Why We Choke When All Is on the Line

It may be that thinking too much can cause you to choke, researchers say.

ByABC News
August 16, 2013, 3:09 PM
Shaquille O'Neal prepares to shoot a free-throw against the Miami Heat at the TD Banknorth Garden on Oct. 26, 2010 in Boston.
Shaquille O'Neal prepares to shoot a free-throw against the Miami Heat at the TD Banknorth Garden on Oct. 26, 2010 in Boston.
Jim Rogash/Getty Images

Aug. 18, 2013— -- One second left on the clock, and the basketball star who seems to be able to make any shot from anywhere on the court has just been fouled. His team is two points behind, but no worry.

All he has to do is make two free throws, a piece of cake for someone of his talents. The fierce action on the floor freezes as players on both sides take a mandatory breather. There's nothing the defense can do.

The first shot is perfect, nothing but net. The second came straight from hell, rolling around the rim and dropping off to the side. Game over.

It's happened to all of us, although not necessarily on a basketball court. The big moment arrives, and we've done it so many times before that we don't even have to think about it.

But sometimes we do think.
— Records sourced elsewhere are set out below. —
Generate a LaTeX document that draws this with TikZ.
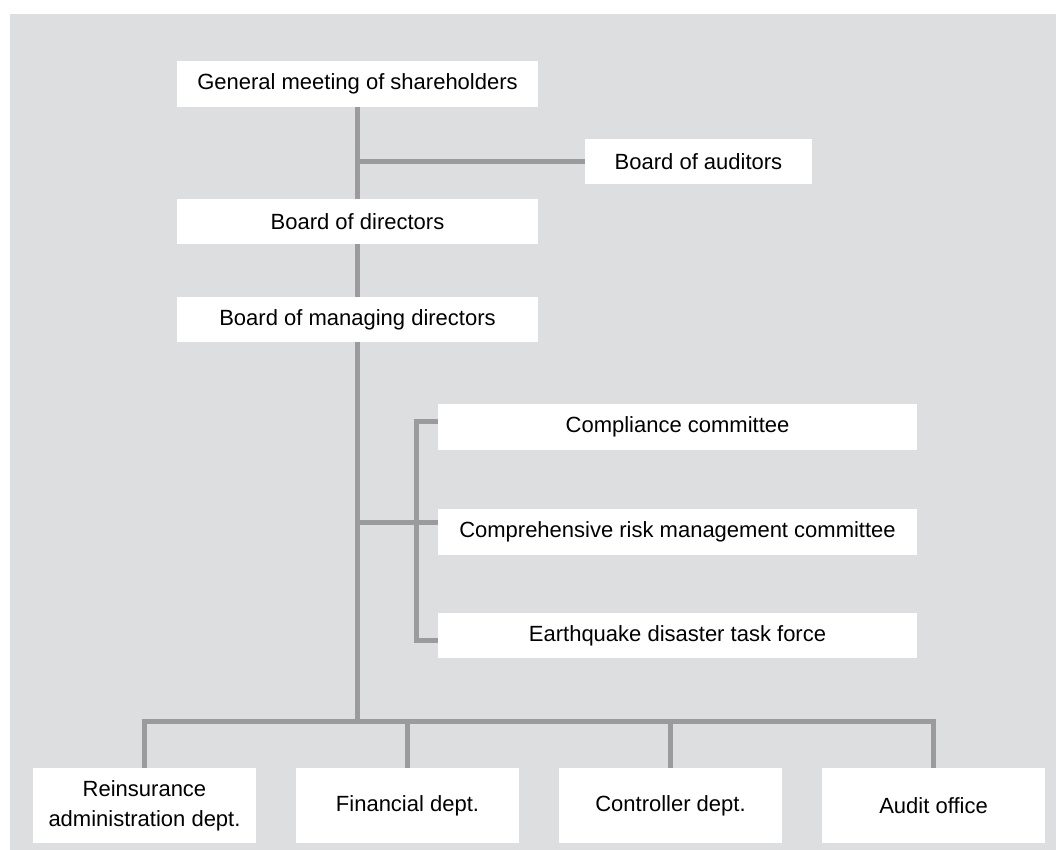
\documentclass[tikz,border=0pt]{standalone}
\usepackage{fontspec}
\setmainfont{Liberation Sans}
\definecolor{pohja}{RGB}{221,222,224}
\definecolor{viiva}{RGB}{155,155,157}
\begin{document}
\begin{tikzpicture}[x=1pt, y=-1pt,
      laatikko/.style={fill=white, inner sep=0pt, align=center,
        font=\fontsize{22}{30}\selectfont},
      yhteys/.style={line width=5pt, draw=viiva, line join=miter}]

      % Tausta
      \useasboundingbox (0,0) rectangle (1056,850);
      \fill [pohja] (10,14) rectangle (1056,850);

      % Johto
      \node [laatikko, minimum width=361pt, minimum height=46pt] (gm) at (357.5,84) {General meeting of shareholders};
      \node [laatikko, minimum width=227pt, minimum height=45pt] (aud) at (698.5,161.5) {Board of auditors};
      \node [laatikko, minimum width=361pt, minimum height=45pt] (dir) at (357.5,221.5) {Board of directors};
      \node [laatikko, minimum width=361pt, minimum height=45pt] (mgmt) at (357.5,319.5) {Board of managing directors};

      % Komiteat
      \node [laatikko, minimum width=479pt, minimum height=46pt] (comp) at (677.5,427) {Compliance committee};
      \node [laatikko, minimum width=479pt, minimum height=46pt] (risk) at (677.5,532) {Comprehensive risk management committee};
      \node [laatikko, minimum width=479pt, minimum height=45pt] (quake) at (677.5,635.5) {Earthquake disaster task force};

      % Osastot
      \node [laatikko, minimum width=223pt, minimum height=75pt] (reins) at (144.5,805.5) {Reinsurance\\administration dept.};
      \node [laatikko, minimum width=223pt, minimum height=75pt] (fin) at (407.5,805.5) {Financial dept.};
      \node [laatikko, minimum width=223pt, minimum height=75pt] (ctrl) at (670.5,805.5) {Controller dept.};
      \node [laatikko, minimum width=223pt, minimum height=75pt] (audit) at (933.5,805.5) {Audit office};

      % Apupisteet
      \coordinate (bus) at (0,721.5);
      \coordinate (hakaY) at (416.5,421);
      \coordinate (hakaA) at (416.5,640);

      % Rungon viivat
      \draw [yhteys] (gm.south) -- (dir.north);
      \draw [yhteys] (dir.south) -- (mgmt.north);
      \draw [yhteys] (mgmt.south) -- (mgmt.south |- bus);
      \draw [yhteys] (gm.south |- aud.west) -- (aud.west);

      % Komiteoiden haka
      \draw [yhteys] (comp.west |- hakaY) -- (hakaY) -- (hakaA) -- (quake.west |- hakaA);
      \draw [yhteys] (mgmt.south |- 0,522) -- (risk.west |- 0,522);

      % Osastojen viivat
      \draw [yhteys] (reins.north) -- (reins.north |- bus) -- (audit.north |- bus) -- (audit.north);
      \foreach \osasto in {fin, ctrl}
        \draw [yhteys] (\osasto.north) -- (\osasto.north |- bus);
    \end{tikzpicture}
\end{document}
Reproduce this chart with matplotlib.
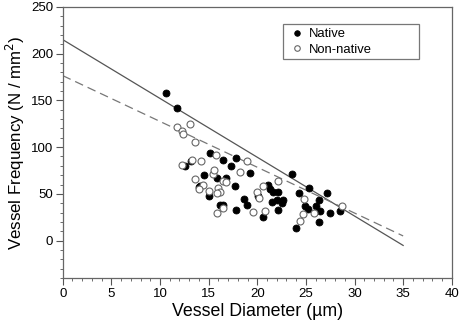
import matplotlib
matplotlib.use("Agg")
import matplotlib.pyplot as plt
from matplotlib.ticker import MultipleLocator
from matplotlib.patches import Rectangle
import numpy as np

plt.rcParams['font.family'] = ['Liberation Sans', 'DejaVu Sans']

native_x = [10.6, 11.7, 12.6, 13.2, 14.0, 15.15, 16.5, 17.8, 17.3, 19.3, 14.5, 15.9,
            16.8, 14.1, 15.0, 17.7, 16.5, 16.2, 17.8, 18.6, 18.9, 20.6, 21.15, 21.3,
            21.6, 22.1, 21.5, 22.0, 22.6, 22.5, 22.1, 23.6, 25.3, 27.2, 24.3, 26.4,
            24.95, 25.2, 26.0, 26.5, 27.5, 28.5, 26.4, 24.0, 20.1]
native_y = [158, 142, 80, 85, 57, 93.6, 86, 88, 79.5, 72, 70, 67,
            67, 58, 47.5, 58.5, 38, 37.6, 33, 44, 38.6, 25, 59, 55,
            52, 52, 41, 43, 43, 40, 33, 71, 56, 51, 51, 43,
            37, 34, 36.5, 32, 30, 31.6, 20, 13.5, 48]

nonnative_x = [11.8, 12.3, 12.4, 13.1, 13.6, 12.3, 13.3, 13.6, 14.2, 15.8, 18.9, 18.2,
               15.5, 15.6, 16.5, 16.8, 14.4, 14.0, 15.05, 16.0, 16.2, 15.9, 16.5, 15.9,
               19.6, 20.8, 20.6, 20.0, 20.2, 22.1, 24.8, 24.7, 25.8, 28.7, 24.4]
nonnative_y = [121, 117, 114, 124.5, 105, 81, 86, 66, 85, 92, 85, 73,
               71, 76, 64, 63, 60, 55, 53, 56, 52, 51, 35, 29.5,
               31, 32, 58, 52, 46, 64, 44.7, 29, 29.5, 37, 20.5]

# fitted lines (intercept, slope), drawn from 0 to 35 um
native_fit = (215.0, -6.29)
nonnative_fit = (176.5, -4.9)
fit_range = [0, 35]

fig = plt.figure(figsize=(4.61, 3.29), dpi=100)
ax = fig.add_axes([0.136, 0.155, 0.844, 0.824])

xs = np.array(fit_range)
ax.plot(xs, native_fit[0] + native_fit[1] * xs, color='#555555', lw=0.9, zorder=1)
ax.plot(xs, nonnative_fit[0] + nonnative_fit[1] * xs, color='#777777', lw=0.9,
        ls=(0, (7, 4)), zorder=1)

ax.plot(native_x, native_y, 'o', ms=5, mfc='black', mec='black', mew=0.6,
        label='Native', zorder=3)
ax.plot(nonnative_x, nonnative_y, 'o', ms=5, mfc='white', mec='#666666', mew=0.8,
        label='Non-native', zorder=3)

ax.set_xlim(0, 40)
ax.set_ylim(-40, 250)
ax.xaxis.set_major_locator(MultipleLocator(5))
ax.xaxis.set_minor_locator(MultipleLocator(1))
ax.yaxis.set_major_locator(MultipleLocator(50))
ax.yaxis.set_minor_locator(MultipleLocator(10))
ax.tick_params(which='major', length=5, width=0.8, color='#555555', labelsize=9.5, pad=2)
ax.tick_params(which='minor', length=2.5, width=0.6, color='#555555')
for s in ax.spines.values():
    s.set_color('#666666')
    s.set_linewidth(0.9)

ax.set_xlabel('Vessel Diameter (µm)', fontsize=12.8, labelpad=2)
ax.set_ylabel('Vessel Frequency (N / mm$^2$)', fontsize=12.2, labelpad=3)

# legend box drawn separately, it is wider than the entries
ax.add_patch(Rectangle((0.566, 0.808), 0.349, 0.129, transform=ax.transAxes,
                       fill=False, ec='#777777', lw=0.9, zorder=4))
leg = ax.legend(loc='upper left', bbox_to_anchor=(0.586, 0.922), fontsize=9.4,
                frameon=False, borderpad=0, borderaxespad=0, handletextpad=0.45,
                labelspacing=0.25, handlelength=0.95, markerscale=0.8)

fig.savefig('out.png', dpi=100)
And that's the wrong time to do it. We miss that critical shot, or we flubbed an important line, or we forgot the boss' name just as we were supposed to introduce her.
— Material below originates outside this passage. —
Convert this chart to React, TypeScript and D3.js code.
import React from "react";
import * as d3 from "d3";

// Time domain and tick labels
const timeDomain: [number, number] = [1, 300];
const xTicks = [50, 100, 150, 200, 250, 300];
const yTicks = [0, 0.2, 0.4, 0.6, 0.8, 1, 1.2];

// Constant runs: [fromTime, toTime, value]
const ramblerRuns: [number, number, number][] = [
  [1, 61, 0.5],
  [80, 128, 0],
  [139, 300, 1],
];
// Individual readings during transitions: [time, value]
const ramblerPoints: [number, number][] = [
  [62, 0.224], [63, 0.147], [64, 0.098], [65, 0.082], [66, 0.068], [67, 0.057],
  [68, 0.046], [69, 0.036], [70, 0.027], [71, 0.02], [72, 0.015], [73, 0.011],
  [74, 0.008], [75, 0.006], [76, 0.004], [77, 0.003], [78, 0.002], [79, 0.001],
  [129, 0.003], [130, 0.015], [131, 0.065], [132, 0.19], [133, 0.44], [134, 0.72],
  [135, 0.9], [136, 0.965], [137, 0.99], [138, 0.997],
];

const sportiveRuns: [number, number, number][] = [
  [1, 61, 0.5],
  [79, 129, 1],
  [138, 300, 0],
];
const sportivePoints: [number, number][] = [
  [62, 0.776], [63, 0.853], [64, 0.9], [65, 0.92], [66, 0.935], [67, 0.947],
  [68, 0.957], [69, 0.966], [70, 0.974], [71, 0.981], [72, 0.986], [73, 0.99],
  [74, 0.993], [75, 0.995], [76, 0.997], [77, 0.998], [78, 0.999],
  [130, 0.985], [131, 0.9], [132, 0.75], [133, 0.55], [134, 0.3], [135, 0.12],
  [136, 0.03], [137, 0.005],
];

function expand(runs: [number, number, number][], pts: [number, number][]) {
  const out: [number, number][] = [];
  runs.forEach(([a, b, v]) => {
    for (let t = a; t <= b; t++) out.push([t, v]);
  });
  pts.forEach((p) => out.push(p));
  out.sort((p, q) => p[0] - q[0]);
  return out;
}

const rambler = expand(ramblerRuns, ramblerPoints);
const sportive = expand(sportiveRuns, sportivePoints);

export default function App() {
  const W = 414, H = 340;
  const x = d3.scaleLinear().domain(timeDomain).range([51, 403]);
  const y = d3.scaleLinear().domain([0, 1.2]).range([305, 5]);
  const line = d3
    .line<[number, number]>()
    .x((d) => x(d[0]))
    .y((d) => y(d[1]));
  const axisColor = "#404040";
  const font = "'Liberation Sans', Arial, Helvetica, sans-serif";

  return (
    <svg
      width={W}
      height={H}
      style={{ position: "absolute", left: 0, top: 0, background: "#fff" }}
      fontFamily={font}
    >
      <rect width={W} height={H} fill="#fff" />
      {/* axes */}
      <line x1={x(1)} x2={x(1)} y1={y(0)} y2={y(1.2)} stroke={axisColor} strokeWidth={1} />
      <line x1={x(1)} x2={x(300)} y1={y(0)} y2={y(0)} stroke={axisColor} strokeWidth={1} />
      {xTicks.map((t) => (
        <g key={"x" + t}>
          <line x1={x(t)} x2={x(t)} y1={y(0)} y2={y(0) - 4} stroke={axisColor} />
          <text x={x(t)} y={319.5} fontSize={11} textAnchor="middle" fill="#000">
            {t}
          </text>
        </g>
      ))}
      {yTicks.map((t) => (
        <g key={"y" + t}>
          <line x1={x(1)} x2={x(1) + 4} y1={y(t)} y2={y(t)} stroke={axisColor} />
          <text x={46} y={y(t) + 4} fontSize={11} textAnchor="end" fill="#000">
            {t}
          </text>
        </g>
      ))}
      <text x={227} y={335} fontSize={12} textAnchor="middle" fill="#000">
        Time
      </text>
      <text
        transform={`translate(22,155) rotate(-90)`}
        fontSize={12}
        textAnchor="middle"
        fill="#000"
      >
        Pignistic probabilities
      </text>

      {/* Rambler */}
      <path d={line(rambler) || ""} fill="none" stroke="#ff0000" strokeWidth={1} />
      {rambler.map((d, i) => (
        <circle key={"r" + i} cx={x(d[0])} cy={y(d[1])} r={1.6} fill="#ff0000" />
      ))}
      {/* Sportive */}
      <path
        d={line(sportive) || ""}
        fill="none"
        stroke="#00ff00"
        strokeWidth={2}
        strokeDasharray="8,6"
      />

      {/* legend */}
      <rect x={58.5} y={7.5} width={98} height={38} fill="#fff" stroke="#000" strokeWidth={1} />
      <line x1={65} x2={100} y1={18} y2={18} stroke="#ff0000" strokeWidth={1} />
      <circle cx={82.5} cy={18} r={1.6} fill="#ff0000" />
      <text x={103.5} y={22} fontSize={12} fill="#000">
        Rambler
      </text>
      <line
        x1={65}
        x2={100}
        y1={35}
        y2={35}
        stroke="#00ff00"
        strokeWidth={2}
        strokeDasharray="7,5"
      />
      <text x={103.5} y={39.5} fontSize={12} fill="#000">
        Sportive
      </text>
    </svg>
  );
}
The one time we really needed to pull it off, and we choked. Why? A growing body of evidence shows the answer may be incredibly simple. Thinking too much at the wrong time can be a bad thing because your brain tries to take charge at the precise moment when your body doesn't need any help.

Your muscles, for anything from shooting a basketball to simply breathing, have their own memories. You don't have to tell your heart when to beat. And if the "executive" part of your brain butts in, it's probably going to hurt, not help.

"We call it overthinking," neuroscientist Taraz Lee of the University of California, Santa Barbara, said in a telephone interview. Lee, lead author of a study in the Journal of Neuroscience, said our bodies learn to do some things so well that if we think about what we are doing while under intense pressure it may actually hurt our chances of succeeding.

"The part of the brain [responsible for planning, executive function and working memory] may be telling parts of the brain that control muscles to do something they are not supposed to be doing," said Lee, a former basketball player. "So it can wrestle control from the automatic plan and try to pay attention to the step-by-step control of a free throw or something like that."

In other words, a skilled player's body already knows how to make the shot. Too much info can mess it up.

Psychologist Sian Beilock of the University of Chicago calls it "paralysis by analysis." Beilock, author of the book, "Choke: What the Secrets of the Brain Reveal About Getting It Right When You Have To," contends that too much thinking at the wrong time can lead to "logjams in the brain."

Lee, one of many scientists these days trying to understand why we fail under pressure, is particularly interested in why superstars in sports can choke while trying something that, to them, should be easy.

We've seen it over and over. Shaquille O'Neal, who dominated so many games during 19 years in the National Basketball Association, was so notoriously bad at free throws that he became a popular target among defenders.

Why risk getting clobbered by his elbows under the basket if they could send him to the line, where he would more likely fail? (He missed nearly half of his free throws over his career.)

The opponents had a name for it: "Hack-a-Shaq."

Choking under pressure is even more conspicuous in professional golf. It's not uncommon to see a pro drive the ball around 300 yards and then miss a one-foot putt.

Just two years ago, golfer Jason Dufner blew a four-stroke lead with four holes to play, losing the prestigious PGA Championship in a devastating demonstration of choking under pressure.

But this year, he won it.

Researchers generally concentrate on two different explanations for why experts choke.

Chicago's Beilock believes it boils down to two opposing theories: Either the person worries so much even a well-practiced talent can fail, or he or she concentrates so much on the task at hand that the brain overrides the well-trained muscles.

UCSB's Lee, in the first of a series of experiments, is searching for neurological clues about what, exactly, is going on in the brain. He and his colleagues used a valuable new technique, called transcranial magnetic stimulation, to briefly manipulate two areas of the prefrontal cortex -- the relatively young part of the brain often cited as the reason we humans are different from other animals.

The scientists stimulated the part of the prefrontal cortex that performs executive functions -- the "take charge" part of the brain -- to see if that had any effect on the part of the cortex responsible for muscle memory. They found that if they "turned up" activity in the executive region, then activity in the muscle memory area decreased. If they turned down the activity in the executive area, the muscle memory region became more active.

That suggests to the researchers that thinking too much may indeed have a bad impact on our ability to repeat a task that we've mastered over the years, whether it be hitting a golf ball or giving a speech.

The take-charge part of the brain "is exerting its control when it's not really necessary," Lee said.

So what's a body to do?

Chicago's Beilock says it may help to just figure out a way to distract yourself. Maybe instead of thinking so hard about making that free throw, Shaq should have hummed a little tune.

That's right. Just humming a tune might turn disaster into triumph, she contends.